### Written instruction
Return the listing below verbatim. Pictures do not belong in the copy.

### Data block
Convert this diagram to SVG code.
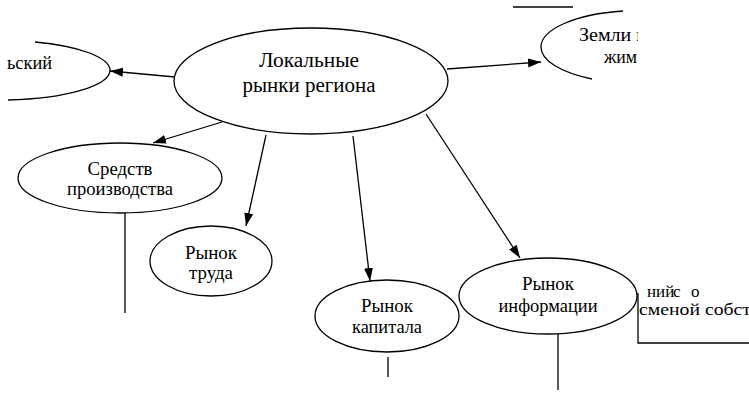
<svg xmlns="http://www.w3.org/2000/svg" width="749" height="413" viewBox="0 0 749 413">
<style>
.s{fill:none;stroke:#000;stroke-width:1.3}
.n{fill:#fff;stroke:#000;stroke-width:1.3}
.c{text-anchor:middle}
</style>
<defs>
<marker id="ah" markerUnits="userSpaceOnUse" markerWidth="14" markerHeight="10" refX="13" refY="4.5" orient="auto">
<path d="M0,0 L13,4.5 L0,9 z" fill="#000"/>
</marker>
<clipPath id="clipR"><rect x="0" y="0" width="638" height="413"/></clipPath>
</defs>
<rect width="749" height="413" fill="#fff"/>
<g id="connectors">
<line class="s" x1="175" y1="77" x2="110" y2="71" marker-end="url(#ah)"/>
<line class="s" x1="447" y1="69" x2="541" y2="62" marker-end="url(#ah)"/>
<line class="s" x1="222" y1="122" x2="153" y2="143" marker-end="url(#ah)"/>
<line class="s" x1="266" y1="135" x2="246" y2="226" marker-end="url(#ah)"/>
<line class="s" x1="353" y1="136" x2="370" y2="281" marker-end="url(#ah)"/>
<line class="s" x1="426" y1="114" x2="520" y2="258" marker-end="url(#ah)"/>
<line class="s" x1="125" y1="213" x2="125" y2="313"/>
<line class="s" x1="388" y1="357" x2="388" y2="377"/>
<line class="s" x1="558" y1="334" x2="558" y2="390"/>
<polyline class="s" points="638,293 638,343 749,343"/>
<line class="s" x1="513" y1="7" x2="573" y2="7"/>
</g>
<g font-family="'Liberation Serif', 'DejaVu Serif', serif" font-size="18.5" fill="#000">
<g id="node-left">
<path class="s" d="M35,42 A110 30 0 0 1 110 70 A110 30 0 0 1 8 100"/>
<text x="7" y="69" textLength="45" lengthAdjust="spacingAndGlyphs">ьский</text>
</g>
<g id="node-zemli">
<path class="s" d="M623,11 A99 36.5 0 0 0 541 47 A99 36.5 0 0 0 592 79"/>
<g clip-path="url(#clipR)">
<text x="579" y="41" textLength="68" lengthAdjust="spacingAndGlyphs">Земли и</text>
<text x="604" y="63" textLength="33" lengthAdjust="spacingAndGlyphs">жим</text>
</g>
</g>
<g id="node-central">
<ellipse class="n" cx="311" cy="81" rx="137" ry="53"/>
<text class="c" x="309" y="67" font-size="20.5" textLength="100" lengthAdjust="spacingAndGlyphs">Локальные</text>
<text class="c" x="309" y="92" font-size="20.5" textLength="133" lengthAdjust="spacingAndGlyphs">рынки региона</text>
</g>
<g id="node-sredstv">
<ellipse class="n" cx="120" cy="178" rx="102" ry="35"/>
<text class="c" x="120" y="175" textLength="65" lengthAdjust="spacingAndGlyphs">Средств</text>
<text class="c" x="120" y="195" textLength="106" lengthAdjust="spacingAndGlyphs">производства</text>
</g>
<g id="node-trud">
<ellipse class="n" cx="211" cy="261" rx="61" ry="35"/>
<text class="c" x="211" y="259" textLength="52" lengthAdjust="spacingAndGlyphs">Рынок</text>
<text class="c" x="211" y="279" textLength="44" lengthAdjust="spacingAndGlyphs">труда</text>
</g>
<g id="node-kapital">
<ellipse class="n" cx="387" cy="316" rx="72" ry="36"/>
<text class="c" x="387" y="312" textLength="52" lengthAdjust="spacingAndGlyphs">Рынок</text>
<text class="c" x="387" y="333" textLength="70" lengthAdjust="spacingAndGlyphs">капитала</text>
</g>
<g id="node-info">
<ellipse class="n" cx="548" cy="296" rx="89" ry="38"/>
<text class="c" x="548" y="290" textLength="52" lengthAdjust="spacingAndGlyphs">Рынок</text>
<text class="c" x="548" y="312" textLength="99" lengthAdjust="spacingAndGlyphs">информации</text>
</g>
<g id="node-right" font-size="17">
<text y="297"><tspan x="647">ний</tspan><tspan x="673">с</tspan><tspan x="691">о</tspan></text>
<text x="639" y="315" textLength="112" lengthAdjust="spacingAndGlyphs">сменой собст</text>
</g>
</g>
</svg>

### Task answer
Convert this diagram to SVG code.
<svg xmlns="http://www.w3.org/2000/svg" width="749" height="413" viewBox="0 0 749 413">
<style>
.s{fill:none;stroke:#000;stroke-width:1.3}
.n{fill:#fff;stroke:#000;stroke-width:1.3}
.c{text-anchor:middle}
</style>
<defs>
<marker id="ah" markerUnits="userSpaceOnUse" markerWidth="14" markerHeight="10" refX="13" refY="4.5" orient="auto">
<path d="M0,0 L13,4.5 L0,9 z" fill="#000"/>
</marker>
<clipPath id="clipR"><rect x="0" y="0" width="638" height="413"/></clipPath>
</defs>
<rect width="749" height="413" fill="#fff"/>
<g id="connectors">
<line class="s" x1="175" y1="77" x2="110" y2="71" marker-end="url(#ah)"/>
<line class="s" x1="447" y1="69" x2="541" y2="62" marker-end="url(#ah)"/>
<line class="s" x1="222" y1="122" x2="153" y2="143" marker-end="url(#ah)"/>
<line class="s" x1="266" y1="135" x2="246" y2="226" marker-end="url(#ah)"/>
<line class="s" x1="353" y1="136" x2="370" y2="281" marker-end="url(#ah)"/>
<line class="s" x1="426" y1="114" x2="520" y2="258" marker-end="url(#ah)"/>
<line class="s" x1="125" y1="213" x2="125" y2="313"/>
<line class="s" x1="388" y1="357" x2="388" y2="377"/>
<line class="s" x1="558" y1="334" x2="558" y2="390"/>
<polyline class="s" points="638,293 638,343 749,343"/>
<line class="s" x1="513" y1="7" x2="573" y2="7"/>
</g>
<g font-family="'Liberation Serif', 'DejaVu Serif', serif" font-size="18.5" fill="#000">
<g id="node-left">
<path class="s" d="M35,42 A110 30 0 0 1 110 70 A110 30 0 0 1 8 100"/>
<text x="7" y="69" textLength="45" lengthAdjust="spacingAndGlyphs">ьский</text>
</g>
<g id="node-zemli">
<path class="s" d="M623,11 A99 36.5 0 0 0 541 47 A99 36.5 0 0 0 592 79"/>
<g clip-path="url(#clipR)">
<text x="579" y="41" textLength="68" lengthAdjust="spacingAndGlyphs">Земли и</text>
<text x="604" y="63" textLength="33" lengthAdjust="spacingAndGlyphs">жим</text>
</g>
</g>
<g id="node-central">
<ellipse class="n" cx="311" cy="81" rx="137" ry="53"/>
<text class="c" x="309" y="67" font-size="20.5" textLength="100" lengthAdjust="spacingAndGlyphs">Локальные</text>
<text class="c" x="309" y="92" font-size="20.5" textLength="133" lengthAdjust="spacingAndGlyphs">рынки региона</text>
</g>
<g id="node-sredstv">
<ellipse class="n" cx="120" cy="178" rx="102" ry="35"/>
<text class="c" x="120" y="175" textLength="65" lengthAdjust="spacingAndGlyphs">Средств</text>
<text class="c" x="120" y="195" textLength="106" lengthAdjust="spacingAndGlyphs">производства</text>
</g>
<g id="node-trud">
<ellipse class="n" cx="211" cy="261" rx="61" ry="35"/>
<text class="c" x="211" y="259" textLength="52" lengthAdjust="spacingAndGlyphs">Рынок</text>
<text class="c" x="211" y="279" textLength="44" lengthAdjust="spacingAndGlyphs">труда</text>
</g>
<g id="node-kapital">
<ellipse class="n" cx="387" cy="316" rx="72" ry="36"/>
<text class="c" x="387" y="312" textLength="52" lengthAdjust="spacingAndGlyphs">Рынок</text>
<text class="c" x="387" y="333" textLength="70" lengthAdjust="spacingAndGlyphs">капитала</text>
</g>
<g id="node-info">
<ellipse class="n" cx="548" cy="296" rx="89" ry="38"/>
<text class="c" x="548" y="290" textLength="52" lengthAdjust="spacingAndGlyphs">Рынок</text>
<text class="c" x="548" y="312" textLength="99" lengthAdjust="spacingAndGlyphs">информации</text>
</g>
<g id="node-right" font-size="17">
<text y="297"><tspan x="647">ний</tspan><tspan x="673">с</tspan><tspan x="691">о</tspan></text>
<text x="639" y="315" textLength="112" lengthAdjust="spacingAndGlyphs">сменой собст</text>
</g>
</g>
</svg>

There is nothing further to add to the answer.